What is required.
Write out the data again exactly, skipping every picture.

Information provided.

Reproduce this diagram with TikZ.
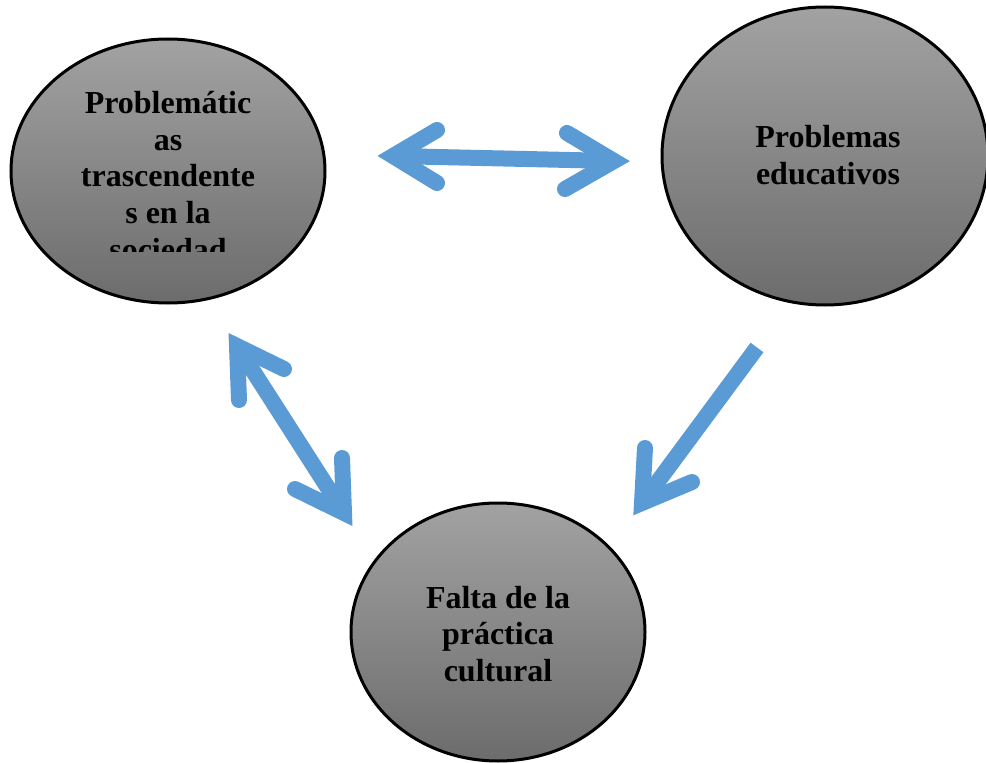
\documentclass[tikz,border=0pt]{standalone}
\usepackage{fontspec}
\setmainfont{Liberation Serif}
\usetikzlibrary{shapes.geometric}
\definecolor{arrowblue}{HTML}{5B9BD5}
\definecolor{gtop}{RGB}{162,162,162}
\definecolor{gbot}{RGB}{108,108,108}
\tikzset{
  bubble/.style={ellipse, draw=black, line width=2.25pt, top color=gtop, bottom color=gbot, inner sep=0pt},
  bubbletext/.style={font=\fontsize{24}{27.5}\selectfont\bfseries, align=center, inner sep=0pt, text=black},
  barb/.style={draw=arrowblue, line width=12pt, line cap=round, line join=miter},
  shaft/.style={draw=arrowblue, line width=12pt, line cap=butt},
}
\begin{document}
\begin{tikzpicture}[x=0.75pt, y=-0.75pt]
\useasboundingbox (0,0) rectangle (986,763);
% ellipses
\node[bubble, minimum width=314*0.75pt, minimum height=264*0.75pt] (soc) at (168,171) {};
\node[bubble, minimum width=326*0.75pt, minimum height=298*0.75pt] (edu) at (825,156) {};
\node[bubble, minimum width=294*0.75pt, minimum height=258*0.75pt] (cul) at (498,632) {};
% texts
\begin{scope}
  \clip (0,0) rectangle (986,252);
  \node[bubbletext] (soct) at (168,176) {Problemátic\\as\\trascendente\\s en la\\sociedad};
\end{scope}
\node[bubbletext] (edut) at (828,155) {Problemas\\educativos};
\node[bubbletext] (cult) at (498,634) {Falta de la\\práctica\\cultural};
% horizontal double arrow
\coordinate (hl) at (393,156);
\coordinate (hla) at (437,130);
\coordinate (hlb) at (437,183);
\coordinate (hr) at (614,161);
\coordinate (hra) at (567,133);
\coordinate (hrb) at (565,189);
\draw[shaft] (hl) -- (hr);
\draw[barb] (hla) -- (hl) -- (hlb);
\draw[barb] (hra) -- (hr) -- (hrb);
% left diagonal double arrow
\coordinate (dt) at (237,346);
\coordinate (dta) at (284,369);
\coordinate (dtb) at (239,400);
\coordinate (db) at (344,513);
\coordinate (dba) at (342,458);
\coordinate (dbb) at (295,489);
\draw[shaft] (dt) -- (db);
\draw[barb] (dta) -- (dt) -- (dtb);
\draw[barb] (dba) -- (db) -- (dbb);
% right diagonal single arrow
\coordinate (st) at (757,347.5);
\coordinate (sv) at (642,503);
\coordinate (sva) at (645,448);
\coordinate (svb) at (692,482);
\draw[shaft] (st) -- (sv);
\draw[barb] (sva) -- (sv) -- (svb);
\end{tikzpicture}
\end{document}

Solution for this task.
Reproduce this diagram with TikZ.
\documentclass[tikz,border=0pt]{standalone}
\usepackage{fontspec}
\setmainfont{Liberation Serif}
\usetikzlibrary{shapes.geometric}
\definecolor{arrowblue}{HTML}{5B9BD5}
\definecolor{gtop}{RGB}{162,162,162}
\definecolor{gbot}{RGB}{108,108,108}
\tikzset{
  bubble/.style={ellipse, draw=black, line width=2.25pt, top color=gtop, bottom color=gbot, inner sep=0pt},
  bubbletext/.style={font=\fontsize{24}{27.5}\selectfont\bfseries, align=center, inner sep=0pt, text=black},
  barb/.style={draw=arrowblue, line width=12pt, line cap=round, line join=miter},
  shaft/.style={draw=arrowblue, line width=12pt, line cap=butt},
}
\begin{document}
\begin{tikzpicture}[x=0.75pt, y=-0.75pt]
\useasboundingbox (0,0) rectangle (986,763);
% ellipses
\node[bubble, minimum width=314*0.75pt, minimum height=264*0.75pt] (soc) at (168,171) {};
\node[bubble, minimum width=326*0.75pt, minimum height=298*0.75pt] (edu) at (825,156) {};
\node[bubble, minimum width=294*0.75pt, minimum height=258*0.75pt] (cul) at (498,632) {};
% texts
\begin{scope}
  \clip (0,0) rectangle (986,252);
  \node[bubbletext] (soct) at (168,176) {Problemátic\\as\\trascendente\\s en la\\sociedad};
\end{scope}
\node[bubbletext] (edut) at (828,155) {Problemas\\educativos};
\node[bubbletext] (cult) at (498,634) {Falta de la\\práctica\\cultural};
% horizontal double arrow
\coordinate (hl) at (393,156);
\coordinate (hla) at (437,130);
\coordinate (hlb) at (437,183);
\coordinate (hr) at (614,161);
\coordinate (hra) at (567,133);
\coordinate (hrb) at (565,189);
\draw[shaft] (hl) -- (hr);
\draw[barb] (hla) -- (hl) -- (hlb);
\draw[barb] (hra) -- (hr) -- (hrb);
% left diagonal double arrow
\coordinate (dt) at (237,346);
\coordinate (dta) at (284,369);
\coordinate (dtb) at (239,400);
\coordinate (db) at (344,513);
\coordinate (dba) at (342,458);
\coordinate (dbb) at (295,489);
\draw[shaft] (dt) -- (db);
\draw[barb] (dta) -- (dt) -- (dtb);
\draw[barb] (dba) -- (db) -- (dbb);
% right diagonal single arrow
\coordinate (st) at (757,347.5);
\coordinate (sv) at (642,503);
\coordinate (sva) at (645,448);
\coordinate (svb) at (692,482);
\draw[shaft] (st) -- (sv);
\draw[barb] (sva) -- (sv) -- (svb);
\end{tikzpicture}
\end{document}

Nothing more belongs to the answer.